## Your task
Pull out exactly the lines from the line containing "Generate a web" to the line containing "const [y0, y1] = y.range();", both lines included, with pictures removed from the copy.

## Data provided
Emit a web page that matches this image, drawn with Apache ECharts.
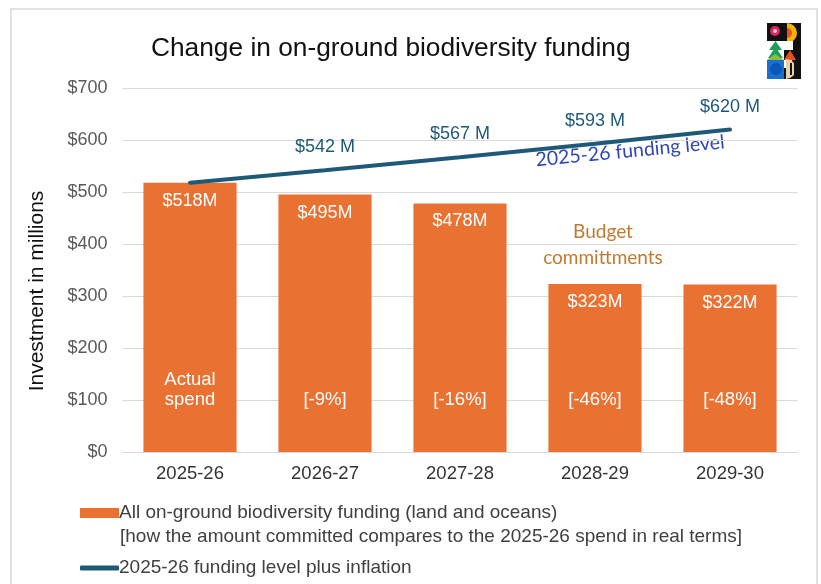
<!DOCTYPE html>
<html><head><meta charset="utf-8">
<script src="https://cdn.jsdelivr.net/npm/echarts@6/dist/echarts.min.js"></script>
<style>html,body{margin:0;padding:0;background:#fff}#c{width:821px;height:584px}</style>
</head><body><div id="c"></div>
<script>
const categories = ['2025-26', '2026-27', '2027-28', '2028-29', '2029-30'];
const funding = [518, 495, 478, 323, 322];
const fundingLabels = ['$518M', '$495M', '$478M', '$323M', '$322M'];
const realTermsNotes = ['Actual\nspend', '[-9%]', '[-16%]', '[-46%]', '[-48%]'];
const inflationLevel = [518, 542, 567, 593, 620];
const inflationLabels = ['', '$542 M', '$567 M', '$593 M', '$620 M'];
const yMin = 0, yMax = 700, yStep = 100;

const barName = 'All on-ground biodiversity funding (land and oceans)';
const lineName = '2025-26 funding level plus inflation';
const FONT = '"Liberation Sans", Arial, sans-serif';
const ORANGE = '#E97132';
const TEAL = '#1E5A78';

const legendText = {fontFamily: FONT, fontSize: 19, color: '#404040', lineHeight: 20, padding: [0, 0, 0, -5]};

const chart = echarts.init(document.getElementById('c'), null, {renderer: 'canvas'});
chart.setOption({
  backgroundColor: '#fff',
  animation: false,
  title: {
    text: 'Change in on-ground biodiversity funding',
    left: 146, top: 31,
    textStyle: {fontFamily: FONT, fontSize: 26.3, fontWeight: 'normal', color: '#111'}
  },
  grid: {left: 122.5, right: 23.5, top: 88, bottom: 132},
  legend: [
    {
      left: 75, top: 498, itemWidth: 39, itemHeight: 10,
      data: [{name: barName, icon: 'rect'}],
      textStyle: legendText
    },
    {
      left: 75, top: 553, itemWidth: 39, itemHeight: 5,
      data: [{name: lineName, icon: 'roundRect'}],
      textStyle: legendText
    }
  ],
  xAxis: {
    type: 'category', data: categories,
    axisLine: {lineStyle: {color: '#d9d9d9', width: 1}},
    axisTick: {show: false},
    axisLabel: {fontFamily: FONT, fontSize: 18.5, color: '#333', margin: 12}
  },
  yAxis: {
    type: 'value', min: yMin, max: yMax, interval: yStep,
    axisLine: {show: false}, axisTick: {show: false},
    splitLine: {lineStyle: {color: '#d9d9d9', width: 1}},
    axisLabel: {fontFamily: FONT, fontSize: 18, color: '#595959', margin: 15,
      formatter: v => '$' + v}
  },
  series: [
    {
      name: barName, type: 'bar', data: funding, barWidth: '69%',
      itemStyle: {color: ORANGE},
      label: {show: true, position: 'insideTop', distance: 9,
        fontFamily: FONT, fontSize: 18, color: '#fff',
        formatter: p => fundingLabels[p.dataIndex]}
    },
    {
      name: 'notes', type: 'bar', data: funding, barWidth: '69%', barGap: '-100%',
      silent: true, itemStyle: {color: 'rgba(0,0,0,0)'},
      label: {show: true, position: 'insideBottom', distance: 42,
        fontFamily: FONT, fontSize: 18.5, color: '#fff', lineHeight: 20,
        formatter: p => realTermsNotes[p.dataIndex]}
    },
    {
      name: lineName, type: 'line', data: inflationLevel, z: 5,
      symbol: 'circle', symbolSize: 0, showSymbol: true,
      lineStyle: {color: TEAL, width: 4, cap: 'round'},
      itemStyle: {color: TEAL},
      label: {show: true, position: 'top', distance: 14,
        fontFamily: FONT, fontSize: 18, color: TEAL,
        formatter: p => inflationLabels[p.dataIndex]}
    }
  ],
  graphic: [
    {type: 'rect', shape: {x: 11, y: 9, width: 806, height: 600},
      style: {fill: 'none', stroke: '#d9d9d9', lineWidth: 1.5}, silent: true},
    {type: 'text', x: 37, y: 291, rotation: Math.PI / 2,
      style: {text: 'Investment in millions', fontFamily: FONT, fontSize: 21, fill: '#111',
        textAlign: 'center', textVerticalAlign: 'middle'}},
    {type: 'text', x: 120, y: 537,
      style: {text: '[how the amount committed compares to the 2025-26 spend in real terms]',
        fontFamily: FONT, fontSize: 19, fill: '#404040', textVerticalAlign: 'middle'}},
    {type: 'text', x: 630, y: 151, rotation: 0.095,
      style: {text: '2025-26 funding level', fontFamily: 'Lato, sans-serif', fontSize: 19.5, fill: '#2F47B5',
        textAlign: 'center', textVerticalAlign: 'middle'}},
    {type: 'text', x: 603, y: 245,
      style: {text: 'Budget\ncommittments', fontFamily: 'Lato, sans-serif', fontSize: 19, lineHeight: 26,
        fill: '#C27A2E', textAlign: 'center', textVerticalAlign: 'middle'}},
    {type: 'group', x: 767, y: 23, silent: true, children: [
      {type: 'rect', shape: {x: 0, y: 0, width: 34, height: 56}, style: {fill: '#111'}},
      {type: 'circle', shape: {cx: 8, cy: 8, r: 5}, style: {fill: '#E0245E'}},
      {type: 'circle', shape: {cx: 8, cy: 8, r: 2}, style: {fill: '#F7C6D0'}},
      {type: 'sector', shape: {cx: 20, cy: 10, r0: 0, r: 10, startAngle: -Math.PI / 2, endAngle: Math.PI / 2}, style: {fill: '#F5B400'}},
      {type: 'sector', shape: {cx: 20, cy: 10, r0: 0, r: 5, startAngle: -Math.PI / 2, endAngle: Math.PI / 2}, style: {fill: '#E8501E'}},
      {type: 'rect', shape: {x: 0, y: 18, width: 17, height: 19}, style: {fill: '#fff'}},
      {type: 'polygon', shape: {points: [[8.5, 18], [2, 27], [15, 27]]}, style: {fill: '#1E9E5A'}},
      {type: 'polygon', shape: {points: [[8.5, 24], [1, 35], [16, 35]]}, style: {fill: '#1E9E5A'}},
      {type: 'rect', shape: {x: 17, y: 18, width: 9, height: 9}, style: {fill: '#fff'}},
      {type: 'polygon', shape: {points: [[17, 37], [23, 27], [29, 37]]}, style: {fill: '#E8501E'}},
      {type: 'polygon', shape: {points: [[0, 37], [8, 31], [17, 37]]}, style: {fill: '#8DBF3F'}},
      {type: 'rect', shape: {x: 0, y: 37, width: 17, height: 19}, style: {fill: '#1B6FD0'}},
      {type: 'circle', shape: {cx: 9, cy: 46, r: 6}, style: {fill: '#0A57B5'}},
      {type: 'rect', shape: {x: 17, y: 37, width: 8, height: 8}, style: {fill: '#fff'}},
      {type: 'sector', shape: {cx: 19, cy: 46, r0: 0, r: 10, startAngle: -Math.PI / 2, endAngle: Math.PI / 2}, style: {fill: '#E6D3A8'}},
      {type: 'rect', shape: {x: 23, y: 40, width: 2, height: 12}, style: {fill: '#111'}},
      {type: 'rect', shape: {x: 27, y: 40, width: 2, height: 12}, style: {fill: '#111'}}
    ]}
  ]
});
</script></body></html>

...

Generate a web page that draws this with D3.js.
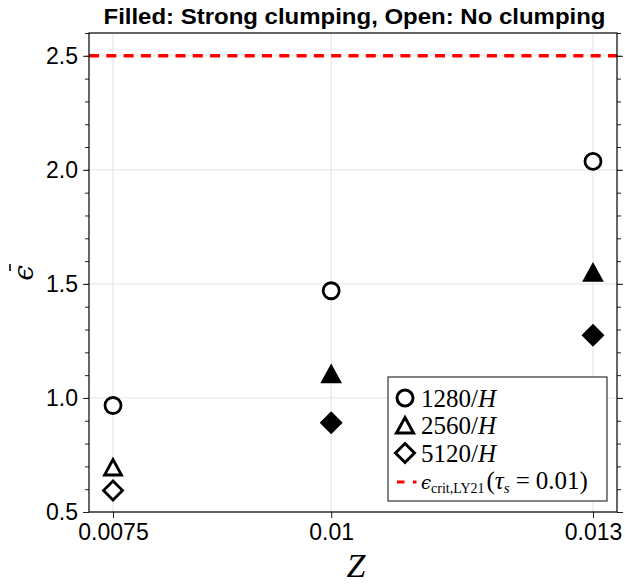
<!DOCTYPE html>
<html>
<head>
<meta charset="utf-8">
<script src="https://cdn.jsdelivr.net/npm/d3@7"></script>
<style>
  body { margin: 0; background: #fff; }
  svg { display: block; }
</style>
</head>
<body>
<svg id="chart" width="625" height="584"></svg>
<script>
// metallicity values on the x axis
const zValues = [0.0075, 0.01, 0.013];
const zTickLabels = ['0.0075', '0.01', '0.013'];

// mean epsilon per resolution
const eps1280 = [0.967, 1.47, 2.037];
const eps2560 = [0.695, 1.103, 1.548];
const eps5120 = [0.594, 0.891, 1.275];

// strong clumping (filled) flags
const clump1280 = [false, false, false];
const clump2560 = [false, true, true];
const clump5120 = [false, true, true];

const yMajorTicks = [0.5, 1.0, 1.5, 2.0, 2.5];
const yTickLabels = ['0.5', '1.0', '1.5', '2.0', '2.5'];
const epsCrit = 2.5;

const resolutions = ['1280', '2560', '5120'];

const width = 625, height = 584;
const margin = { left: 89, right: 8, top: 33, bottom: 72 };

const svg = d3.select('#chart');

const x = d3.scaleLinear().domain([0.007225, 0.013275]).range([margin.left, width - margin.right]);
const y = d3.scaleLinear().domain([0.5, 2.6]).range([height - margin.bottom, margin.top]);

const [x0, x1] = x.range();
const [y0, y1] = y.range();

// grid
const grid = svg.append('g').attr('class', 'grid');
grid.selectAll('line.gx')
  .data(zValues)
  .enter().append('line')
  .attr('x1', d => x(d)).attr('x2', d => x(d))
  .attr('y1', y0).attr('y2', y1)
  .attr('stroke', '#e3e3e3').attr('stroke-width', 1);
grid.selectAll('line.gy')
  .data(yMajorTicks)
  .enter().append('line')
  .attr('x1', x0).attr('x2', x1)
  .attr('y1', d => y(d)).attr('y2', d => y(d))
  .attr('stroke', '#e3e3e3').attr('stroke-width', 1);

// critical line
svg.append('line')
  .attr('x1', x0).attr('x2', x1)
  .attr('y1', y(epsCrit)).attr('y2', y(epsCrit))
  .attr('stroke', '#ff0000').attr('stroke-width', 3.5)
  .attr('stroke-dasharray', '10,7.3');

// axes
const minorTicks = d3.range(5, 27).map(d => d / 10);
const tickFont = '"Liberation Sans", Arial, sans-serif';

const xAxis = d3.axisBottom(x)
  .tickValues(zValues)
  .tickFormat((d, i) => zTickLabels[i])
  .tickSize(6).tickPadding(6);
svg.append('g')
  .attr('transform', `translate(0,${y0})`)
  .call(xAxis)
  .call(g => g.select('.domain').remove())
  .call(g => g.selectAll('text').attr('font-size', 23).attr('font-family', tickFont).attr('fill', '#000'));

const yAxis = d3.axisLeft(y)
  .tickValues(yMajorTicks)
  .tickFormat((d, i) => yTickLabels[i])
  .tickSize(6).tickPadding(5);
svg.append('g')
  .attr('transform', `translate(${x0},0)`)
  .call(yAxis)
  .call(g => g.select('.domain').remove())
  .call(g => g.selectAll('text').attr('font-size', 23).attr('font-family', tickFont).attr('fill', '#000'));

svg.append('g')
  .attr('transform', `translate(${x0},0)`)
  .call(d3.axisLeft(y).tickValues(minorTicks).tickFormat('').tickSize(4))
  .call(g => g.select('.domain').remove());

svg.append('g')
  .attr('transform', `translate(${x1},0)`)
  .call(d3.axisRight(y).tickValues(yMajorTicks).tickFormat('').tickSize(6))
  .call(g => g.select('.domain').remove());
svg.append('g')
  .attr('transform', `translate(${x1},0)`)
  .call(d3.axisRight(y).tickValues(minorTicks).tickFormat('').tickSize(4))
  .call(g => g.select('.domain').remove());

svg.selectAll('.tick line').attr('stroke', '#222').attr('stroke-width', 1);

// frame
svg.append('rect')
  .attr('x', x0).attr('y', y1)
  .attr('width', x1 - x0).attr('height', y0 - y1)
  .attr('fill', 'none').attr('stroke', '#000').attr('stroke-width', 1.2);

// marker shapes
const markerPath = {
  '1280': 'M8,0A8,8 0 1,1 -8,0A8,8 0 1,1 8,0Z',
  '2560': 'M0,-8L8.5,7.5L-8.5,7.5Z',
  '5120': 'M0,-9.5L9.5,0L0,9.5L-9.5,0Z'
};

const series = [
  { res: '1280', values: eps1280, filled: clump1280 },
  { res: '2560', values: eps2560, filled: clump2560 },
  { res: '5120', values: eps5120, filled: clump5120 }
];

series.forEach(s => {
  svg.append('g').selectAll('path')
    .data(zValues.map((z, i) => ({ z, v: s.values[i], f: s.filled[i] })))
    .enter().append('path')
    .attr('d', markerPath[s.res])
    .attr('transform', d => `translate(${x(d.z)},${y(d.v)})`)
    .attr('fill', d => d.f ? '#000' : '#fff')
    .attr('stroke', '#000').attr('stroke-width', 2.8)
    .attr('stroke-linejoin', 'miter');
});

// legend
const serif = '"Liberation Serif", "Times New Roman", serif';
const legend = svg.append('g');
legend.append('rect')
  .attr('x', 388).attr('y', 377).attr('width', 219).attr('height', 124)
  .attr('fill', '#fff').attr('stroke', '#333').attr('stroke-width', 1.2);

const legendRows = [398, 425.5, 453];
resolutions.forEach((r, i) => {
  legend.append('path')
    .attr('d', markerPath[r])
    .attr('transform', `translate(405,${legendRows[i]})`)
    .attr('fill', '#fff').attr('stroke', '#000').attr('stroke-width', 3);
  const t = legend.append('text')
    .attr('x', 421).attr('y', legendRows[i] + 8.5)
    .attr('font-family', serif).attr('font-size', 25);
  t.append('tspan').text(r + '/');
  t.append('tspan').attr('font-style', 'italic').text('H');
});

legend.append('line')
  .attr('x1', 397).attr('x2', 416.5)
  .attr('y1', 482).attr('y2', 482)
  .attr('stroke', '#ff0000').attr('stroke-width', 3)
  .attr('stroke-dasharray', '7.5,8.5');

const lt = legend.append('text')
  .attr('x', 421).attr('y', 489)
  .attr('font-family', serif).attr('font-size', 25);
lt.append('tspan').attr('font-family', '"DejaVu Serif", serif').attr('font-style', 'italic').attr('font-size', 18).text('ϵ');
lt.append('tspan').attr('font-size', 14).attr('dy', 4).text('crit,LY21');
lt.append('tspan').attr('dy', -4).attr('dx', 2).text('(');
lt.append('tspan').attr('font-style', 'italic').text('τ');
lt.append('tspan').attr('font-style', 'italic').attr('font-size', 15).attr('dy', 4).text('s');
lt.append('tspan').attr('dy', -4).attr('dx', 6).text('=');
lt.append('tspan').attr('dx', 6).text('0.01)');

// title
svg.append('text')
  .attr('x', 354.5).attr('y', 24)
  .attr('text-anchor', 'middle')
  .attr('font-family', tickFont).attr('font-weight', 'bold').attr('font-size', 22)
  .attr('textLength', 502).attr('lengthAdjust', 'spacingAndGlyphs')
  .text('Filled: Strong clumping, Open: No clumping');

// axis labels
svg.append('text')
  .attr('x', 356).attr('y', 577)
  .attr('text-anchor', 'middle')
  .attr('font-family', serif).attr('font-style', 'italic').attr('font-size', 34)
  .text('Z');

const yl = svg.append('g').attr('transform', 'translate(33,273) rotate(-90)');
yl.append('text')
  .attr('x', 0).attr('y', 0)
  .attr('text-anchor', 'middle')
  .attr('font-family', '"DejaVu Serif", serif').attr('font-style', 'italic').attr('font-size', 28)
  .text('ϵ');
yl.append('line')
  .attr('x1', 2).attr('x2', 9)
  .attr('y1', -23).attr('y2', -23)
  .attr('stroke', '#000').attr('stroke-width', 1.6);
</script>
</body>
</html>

## Response below
Generate a web page that draws this with D3.js.
<!DOCTYPE html>
<html>
<head>
<meta charset="utf-8">
<script src="https://cdn.jsdelivr.net/npm/d3@7"></script>
<style>
  body { margin: 0; background: #fff; }
  svg { display: block; }
</style>
</head>
<body>
<svg id="chart" width="625" height="584"></svg>
<script>
// metallicity values on the x axis
const zValues = [0.0075, 0.01, 0.013];
const zTickLabels = ['0.0075', '0.01', '0.013'];

// mean epsilon per resolution
const eps1280 = [0.967, 1.47, 2.037];
const eps2560 = [0.695, 1.103, 1.548];
const eps5120 = [0.594, 0.891, 1.275];

// strong clumping (filled) flags
const clump1280 = [false, false, false];
const clump2560 = [false, true, true];
const clump5120 = [false, true, true];

const yMajorTicks = [0.5, 1.0, 1.5, 2.0, 2.5];
const yTickLabels = ['0.5', '1.0', '1.5', '2.0', '2.5'];
const epsCrit = 2.5;

const resolutions = ['1280', '2560', '5120'];

const width = 625, height = 584;
const margin = { left: 89, right: 8, top: 33, bottom: 72 };

const svg = d3.select('#chart');

const x = d3.scaleLinear().domain([0.007225, 0.013275]).range([margin.left, width - margin.right]);
const y = d3.scaleLinear().domain([0.5, 2.6]).range([height - margin.bottom, margin.top]);

const [x0, x1] = x.range();
const [y0, y1] = y.range();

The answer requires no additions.